Do Brand Names in a Foreign Language Lead to Different Brand Perceptions?

Topics: Brand management, Brand, Branding, Brand equity, Brands, Advertising / Pages: 38 (9307 words) / Published: Mar 9th, 2013
Journal of Marketing Management Vol. 26, Nos. 11–12, October 2010, 1037–1056

Do brand names in a foreign language lead to different brand perceptions?
Laura Salciuviene, Lancaster University, UK Pervez N. Ghauri, Kings College London, UK Ruth Salomea Streder, Lewis-Global Public Relations, UK Claudio De Mattos, Manchester Business School, UK
Abstract This study examines the effects of brand names in a foreign language, country of origin, and the incongruence between the two on brand perceptions of services. Employing congruity and categorisation theory as a theoretical foundation, this study empirically tests a number of hypotheses.

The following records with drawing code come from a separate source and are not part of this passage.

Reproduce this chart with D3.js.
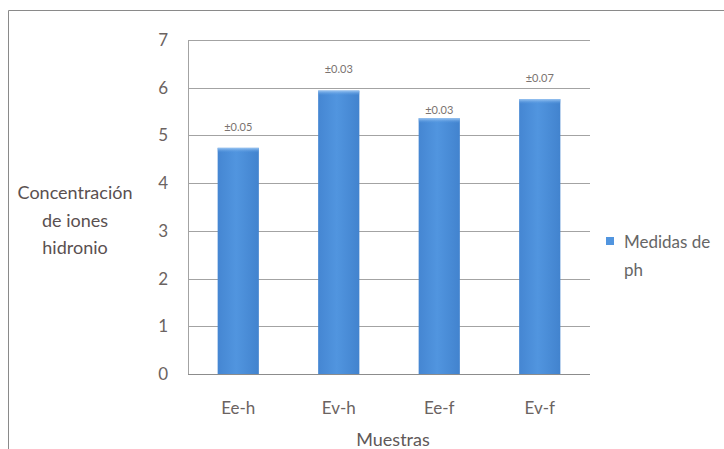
<!DOCTYPE html>
<html>
<head>
<meta charset="utf-8">
<script src="https://cdn.jsdelivr.net/npm/d3@7"></script>
<style>
  html, body { margin: 0; padding: 0; background: #fff; }
  svg { display: block; font-family: Lato, "Open Sans", sans-serif; }
</style>
</head>
<body>
<svg id="chart" width="724" height="449"></svg>
<script>
// Muestras y medidas de pH
const categories = ["Ee-h", "Ev-h", "Ee-f", "Ev-f"];
const phValues = [4.74, 5.94, 5.36, 5.76];
const errorLabels = ["±0.05", "±0.03", "±0.03", "±0.07"];
const yTicks = [0, 1, 2, 3, 4, 5, 6, 7];
const seriesName = ["Medidas de", "ph"];
const yTitle = ["Concentración", "de iones", "hidronio"];
const xTitle = "Muestras";

// vertical lift of each error label above its bar (px)
const labelLift = [21, 21, 8, 21];

const svg = d3.select("#chart");
const plot = { left: 188, right: 590, top: 40, bottom: 374 };
const textColor = "#6b6361";

// outer frame
svg.append("path")
  .attr("d", "M8.5,449 V10.5 H724")
  .attr("fill", "none")
  .attr("stroke", "#8a8a8a")
  .attr("stroke-width", 1);

const x = d3.scaleBand()
  .domain(categories)
  .range([plot.left, plot.right])
  .paddingInner(0.59)
  .paddingOuter(0.295);

const y = d3.scaleLinear()
  .domain([0, 7])
  .range([plot.bottom, plot.top]);

// gradient for bars
const defs = svg.append("defs");
const grad = defs.append("linearGradient")
  .attr("id", "barGrad").attr("x1", 0).attr("x2", 1).attr("y1", 0).attr("y2", 0);
grad.append("stop").attr("offset", "0%").attr("stop-color", "#4586d2");
grad.append("stop").attr("offset", "45%").attr("stop-color", "#5195df");
grad.append("stop").attr("offset", "100%").attr("stop-color", "#4283ce");
const topGrad = defs.append("linearGradient")
  .attr("id", "topGrad").attr("x1", 0).attr("x2", 0).attr("y1", 0).attr("y2", 1);
topGrad.append("stop").attr("offset", "0%").attr("stop-color", "#9cc6f2");
topGrad.append("stop").attr("offset", "100%").attr("stop-color", "#5195df").attr("stop-opacity", 0);

// gridlines
svg.append("g")
  .selectAll("line")
  .data(yTicks)
  .join("line")
  .attr("x1", plot.left)
  .attr("x2", plot.right)
  .attr("y1", d => Math.round(y(d)) + 0.5)
  .attr("y2", d => Math.round(y(d)) + 0.5)
  .attr("stroke", d => d === 0 ? "#8c8c8c" : "#a3a3a3")
  .attr("stroke-width", 1);

// left axis line
svg.append("line")
  .attr("x1", plot.left + 0.5).attr("x2", plot.left + 0.5)
  .attr("y1", plot.top).attr("y2", plot.bottom)
  .attr("stroke", "#a3a3a3");

// y axis tick labels
const yAxis = d3.axisLeft(y).tickValues(yTicks).tickFormat(d3.format("d")).tickSize(0).tickPadding(20);
const yG = svg.append("g").attr("transform", `translate(${plot.left},0)`).call(yAxis);
yG.select(".domain").remove();
yG.selectAll("text")
  .attr("font-size", 17)
  .attr("font-family", "Lato, 'Open Sans', sans-serif")
  .attr("fill", textColor);

// bars
const bars = svg.append("g");
bars.selectAll("rect.bar")
  .data(phValues)
  .join("rect")
  .attr("class", "bar")
  .attr("x", (d, i) => x(categories[i]))
  .attr("width", x.bandwidth())
  .attr("y", d => y(d))
  .attr("height", d => y(0) - y(d))
  .attr("fill", "url(#barGrad)");
bars.selectAll("rect.hl")
  .data(phValues)
  .join("rect")
  .attr("class", "hl")
  .attr("x", (d, i) => x(categories[i]))
  .attr("width", x.bandwidth())
  .attr("y", d => y(d))
  .attr("height", 5)
  .attr("fill", "url(#topGrad)");

// error labels
svg.append("g")
  .selectAll("text")
  .data(errorLabels)
  .join("text")
  .attr("x", (d, i) => x(categories[i]) + x.bandwidth() / 2)
  .attr("y", (d, i) => y(phValues[i]) - labelLift[i])
  .attr("dy", "0.35em")
  .attr("text-anchor", "middle")
  .attr("font-size", 11)
  .attr("fill", "#7a7370")
  .text(d => d);

// x axis labels
const xAxis = d3.axisBottom(x).tickSize(0).tickPadding(28);
const xG = svg.append("g").attr("transform", `translate(0,${plot.bottom})`).call(xAxis);
xG.select(".domain").remove();
xG.selectAll("text")
  .attr("font-size", 17)
  .attr("font-family", "Lato, 'Open Sans', sans-serif")
  .attr("fill", textColor);

// x title
svg.append("text")
  .attr("x", 393)
  .attr("y", 440)
  .attr("dy", "0.35em")
  .attr("text-anchor", "middle")
  .attr("font-size", 18)
  .attr("fill", "#605858")
  .text(xTitle);

// y title
svg.append("g")
  .selectAll("text")
  .data(yTitle)
  .join("text")
  .attr("x", 75)
  .attr("y", (d, i) => 193 + i * 27.5)
  .attr("dy", "0.35em")
  .attr("text-anchor", "middle")
  .attr("font-size", 18)
  .attr("fill", "#5a5050")
  .text(d => d);

// legend
svg.append("rect")
  .attr("x", 606).attr("y", 237).attr("width", 8).attr("height", 8)
  .attr("fill", "#5195df");
svg.append("g")
  .selectAll("text")
  .data(seriesName)
  .join("text")
  .attr("x", 624)
  .attr("y", (d, i) => 242 + i * 28)
  .attr("dy", "0.35em")
  .attr("font-size", 17)
  .attr("fill", "#666")
  .text(d => d);
</script>
</body>
</html>
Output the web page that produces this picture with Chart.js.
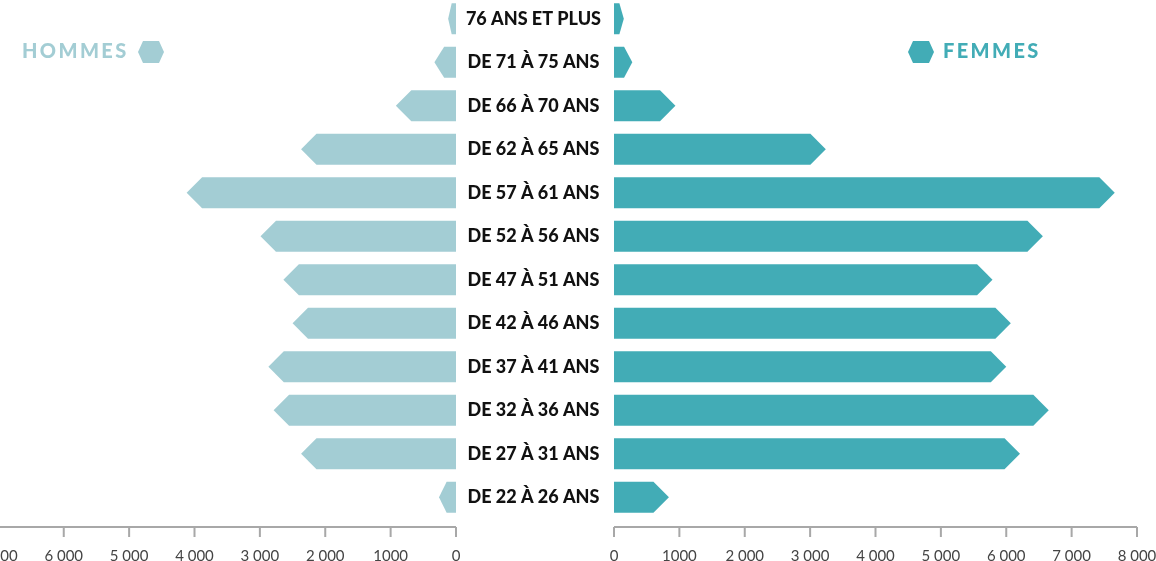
<!DOCTYPE html>
<html lang="fr">
<head>
    <meta charset="UTF-8">
    <title>Pyramide des âges</title>
    <script src="https://cdn.jsdelivr.net/npm/chart.js"></script>
    <style>
        html, body {
            margin: 0;
            padding: 0;
            background: #fff;
        }
        body {
            width: 1156px;
            height: 561px;
            overflow: hidden;
            position: relative;
            font-family: Lato, sans-serif;
        }
        canvas {
            position: absolute;
        }
        #chartH {
            left: -100px;
            top: -3px;
        }
        #chartF {
            left: 456px;
            top: -3px;
        }
        .legend {
            position: absolute;
            font-weight: 900;
            font-size: 20px;
            line-height: 20px;
            letter-spacing: 2.4px;
            white-space: nowrap;
        }
        .hex {
            position: absolute;
        }
    </style>
</head>
<body>
    <canvas id="chartH" width="570" height="578"></canvas>
    <canvas id="chartF" width="700" height="578"></canvas>

    <div class="legend" style="left:22px; top:40px; color:#a3cdd4;">HOMMES</div>
    <svg class="hex" style="left:138px; top:41px;" width="26" height="22"><polygon points="5,0 21,0 26,11 21,22 5,22 0,11" fill="#a3cdd4"/></svg>
    <svg class="hex" style="left:908px; top:41px;" width="26" height="22"><polygon points="5,0 21,0 26,11 21,22 5,22 0,11" fill="#42acb6"/></svg>
    <div class="legend" style="left:943px; top:40px; color:#42acb6;">FEMMES</div>

<script>
    var ageGroups = ['76 ANS ET PLUS', 'DE 71 À 75 ANS', 'DE 66 À 70 ANS', 'DE 62 À 65 ANS',
        'DE 57 À 61 ANS', 'DE 52 À 56 ANS', 'DE 47 À 51 ANS', 'DE 42 À 46 ANS',
        'DE 37 À 41 ANS', 'DE 32 À 36 ANS', 'DE 27 À 31 ANS', 'DE 22 À 26 ANS'];
    var hommes = [120, 330, 920, 2370, 4120, 2990, 2640, 2500, 2870, 2790, 2370, 260];
    var femmes = [150, 280, 940, 3240, 7660, 6560, 5790, 6070, 6000, 6650, 6210, 840];
    var tickLabels = ['0', '1000', '2 000', '3 000', '4 000', '5 000', '6 000', '7 000', '8 000'];

    var colorHommes = '#a3cdd4';
    var colorFemmes = '#42acb6';

    // bars drawn as arrows (pointed end on the value side)
    var arrowBars = {
        id: 'arrowBars',
        beforeDatasetDraw: function(chart, args) {
            var ctx = chart.ctx;
            var ds = chart.data.datasets[args.index];
            ctx.save();
            ctx.fillStyle = ds.backgroundColor;
            args.meta.data.forEach(function(bar) {
                var p = bar.getProps(['x', 'y', 'base', 'height'], true);
                var dir = p.x >= p.base ? 1 : -1;
                var len = Math.abs(p.x - p.base);
                var half = p.height / 2;
                var slant = Math.min(half, len * 0.45);
                var neck = p.x - dir * slant;
                ctx.beginPath();
                ctx.moveTo(p.base, p.y - half);
                ctx.lineTo(neck, p.y - half);
                ctx.lineTo(p.x, p.y);
                ctx.lineTo(neck, p.y + half);
                ctx.lineTo(p.base, p.y + half);
                ctx.closePath();
                ctx.fill();
            });
            ctx.restore();
            return false;
        }
    };

    // axis line a little below the bars, with its tick marks
    var lowerAxis = {
        id: 'lowerAxis',
        afterDraw: function(chart) {
            var sc = chart.scales.x;
            var ctx = chart.ctx;
            var y = chart.chartArea.bottom + 8;
            ctx.save();
            ctx.strokeStyle = '#a8a8a8';
            ctx.lineWidth = 2;
            ctx.beginPath();
            ctx.moveTo(sc.left, y);
            ctx.lineTo(sc.right, y);
            sc.ticks.forEach(function(t) {
                var px = sc.getPixelForValue(t.value);
                ctx.moveTo(px, y);
                ctx.lineTo(px, y + 10);
            });
            ctx.stroke();
            ctx.restore();
        }
    };

    function xAxis(reverse) {
        return {
            min: 0,
            max: 8000,
            reverse: reverse,
            grid: { display: false },
            border: { display: false },
            ticks: {
                stepSize: 1000,
                padding: 20,
                color: '#444',
                font: { family: 'Lato', size: 15 },
                maxRotation: 0,
                callback: function(v) { return tickLabels[Math.round(v / 1000)]; }
            },
            afterFit: function(scale) {
                scale.height = 56;
                scale.paddingLeft = 0;
                scale.paddingRight = 0;
            }
        };
    }

    new Chart(document.getElementById('chartH'), {
        type: 'bar',
        data: {
            labels: ageGroups,
            datasets: [{
                label: 'HOMMES',
                data: hommes,
                backgroundColor: colorHommes,
                barPercentage: 0.71,
                categoryPercentage: 1
            }]
        },
        options: {
            indexAxis: 'y',
            responsive: false,
            animation: false,
            layout: { padding: { left: 33, right: 14, top: 0, bottom: 0 } },
            plugins: { legend: { display: false }, tooltip: { enabled: false } },
            scales: {
                x: xAxis(true),
                y: { display: false }
            }
        },
        plugins: [arrowBars, lowerAxis]
    });

    new Chart(document.getElementById('chartF'), {
        type: 'bar',
        data: {
            labels: ageGroups,
            datasets: [{
                label: 'FEMMES',
                data: femmes,
                backgroundColor: colorFemmes,
                barPercentage: 0.71,
                categoryPercentage: 1
            }]
        },
        options: {
            indexAxis: 'y',
            responsive: false,
            animation: false,
            layout: { padding: { left: 0, right: 19, top: 0, bottom: 0 } },
            plugins: { legend: { display: false }, tooltip: { enabled: false } },
            scales: {
                x: xAxis(false),
                y: {
                    grid: { display: false },
                    border: { display: false },
                    ticks: {
                        crossAlign: 'center',
                        padding: 5,
                        autoSkip: false,
                        color: '#111',
                        font: { family: 'Lato', size: 18, weight: 900 }
                    },
                    afterFit: function(scale) {
                        scale.width = 158;
                        scale.paddingTop = 0;
                        scale.paddingBottom = 0;
                    }
                }
            }
        },
        plugins: [arrowBars, lowerAxis]
    });
</script>
</body>
</html>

The findings suggest that services with a French brand name are perceived as more hedonic. In the context of hedonic services, the incongruence between brand names in a foreign language and country of origin leads to increased perceptions of services as more hedonic. In the context of utilitarian services, the same incongruence leads to higher perceived suitability and preference for brand names in a foreign language. The paper concludes with research and managerial implications for brand managers and further research directions. Keywords brand names in foreign languages; hedonic/utilitarian brand perceptions; brand name suitability; brand name preferences; services industry

Prior research in the domain of brand management suggests that brand names are key indicators of the products that have become an imperative asset that influences consumer brand perceptions in today’s highly competitive environment (Ailawadi & Keller, 2004). Brand names simplify consumer choices by helping them to recognise products more easily (Friedman, 1985). Well-chosen brand names contribute to the strength of the product. Brand names that are associated with positive attributes score higher on overall liking (Kohli & Harich, 2005). Moreover, sounds (phonetic structure) of brand names may affect consumer attitudes (Yorkston & Menon, 2004).